Every token in your Solana wallet has a cost you probably never thought about. Beyond gas fees and swap slippage, there is a persistent, hidden charge: the rent deposit locked in every token account. For most Solana users, this invisible cost adds up to a surprising amount.
In this analysis, we quantify the real cost of token interactions on Solana and show you exactly how much SOL is likely sitting locked in your wallet right now.
The Cost Nobody Talks About
When the crypto community discusses the cost of using Solana, the conversation typically focuses on transaction fees. Solana’s transaction fees are famously low — usually around 0.000005 SOL per transaction, or fractions of a cent. This is one of Solana’s biggest selling points.
But transaction fees are only part of the picture. Every time you interact with a new token, Solana creates an account and locks approximately 0.00203 SOL as a rent deposit. Unlike a transaction fee, this SOL is not spent — it is locked. It sits in the token account, inaccessible, for as long as the account exists.
The critical insight is that this cost is per token, not per transaction. Whether you hold 1 BONK or 1 million BONK, the rent cost is the same 0.00203 SOL. And when you sell all your BONK, the account stays open and the SOL stays locked.
Quantifying the Cost
Let us do the math for different user profiles. We analyzed on-chain data to understand typical token interaction patterns.
The Curious Explorer
Profile: New to Solana, exploring different tokens and dApps for 3 months.
| Activity | Accounts Created | SOL Locked |
|---|---|---|
| Token swaps (trying different tokens) | 15 | 0.0305 SOL |
| Received airdrops | 5 | 0.0102 SOL |
| DeFi interactions (LP, staking) | 3 | 0.0061 SOL |
| Total | 23 | 0.0468 SOL (~$7.49) |
The Active Trader
Profile: Regular DEX trading, trying memecoins, moderate DeFi usage over 6 months.
| Activity | Accounts Created | SOL Locked |
|---|---|---|
| Token swaps | 80 | 0.1631 SOL |
| Received airdrops | 25 | 0.0510 SOL |
| DeFi LP tokens and receipts | 15 | 0.0306 SOL |
| Memecoin trading | 40 | 0.0816 SOL |
| Total | 160 | 0.3263 SOL (~$52.21) |
The NFT Collector
Profile: Active NFT trading and minting over 12 months.
| Activity | Accounts Created | SOL Locked |
|---|---|---|
| NFT token accounts (sold/transferred) | 200 | 0.4079 SOL |
| Associated metadata accounts | — | (owned by programs, not closeable) |
| Token swaps | 50 | 0.1020 SOL |
| Marketplace interaction accounts | 30 | 0.0612 SOL |
| Airdrops | 40 | 0.0816 SOL |
| Total | 320 | 0.6527 SOL (~$104.43) |
The Airdrop Farmer
Profile: Heavy activity across many protocols to qualify for airdrops, over 12+ months.
| Activity | Accounts Created | SOL Locked |
|---|---|---|
| Multi-protocol interactions | 200 | 0.4079 SOL |
| Received and claimed airdrops | 100 | 0.2039 SOL |
| Token swaps (converting airdrops) | 150 | 0.3059 SOL |
| Governance tokens and receipts | 50 | 0.1020 SOL |
| Liquidity provision across protocols | 80 | 0.1631 SOL |
| Total | 580 | 1.1828 SOL (~$189.25) |
These numbers are conservative.
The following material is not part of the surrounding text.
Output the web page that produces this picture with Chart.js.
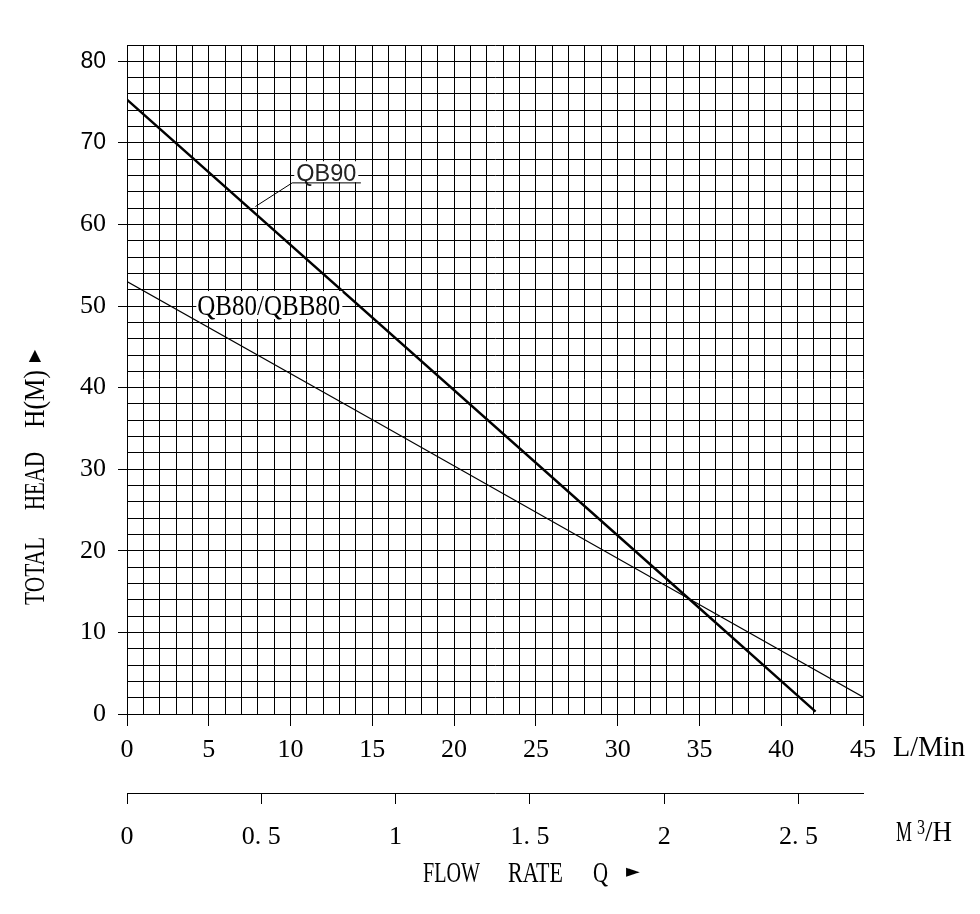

We have analyzed wallets with over 2,000 empty accounts, representing more than 4 SOL in locked rent.
The Compounding Effect
What makes hidden rent costs particularly insidious is that they compound silently over time. Unlike transaction fees, which you see and pay explicitly, rent deposits accumulate invisibly.
Consider this scenario:
- Month 1: You start trading on Solana. 20 new token accounts. 0.04 SOL locked.
- Month 3: Regular trading, some airdrops. 60 total accounts. 0.12 SOL locked.
- Month 6: More protocols, more tokens. 120 accounts. 0.24 SOL locked.
- Month 12: Heavy activity year. 250 accounts. 0.51 SOL locked.
- Month 24: Long-term user. 500+ accounts. 1.02+ SOL locked.
At no point does your wallet tell you “you have 1 SOL locked in empty accounts.” You would need to actively check to discover this.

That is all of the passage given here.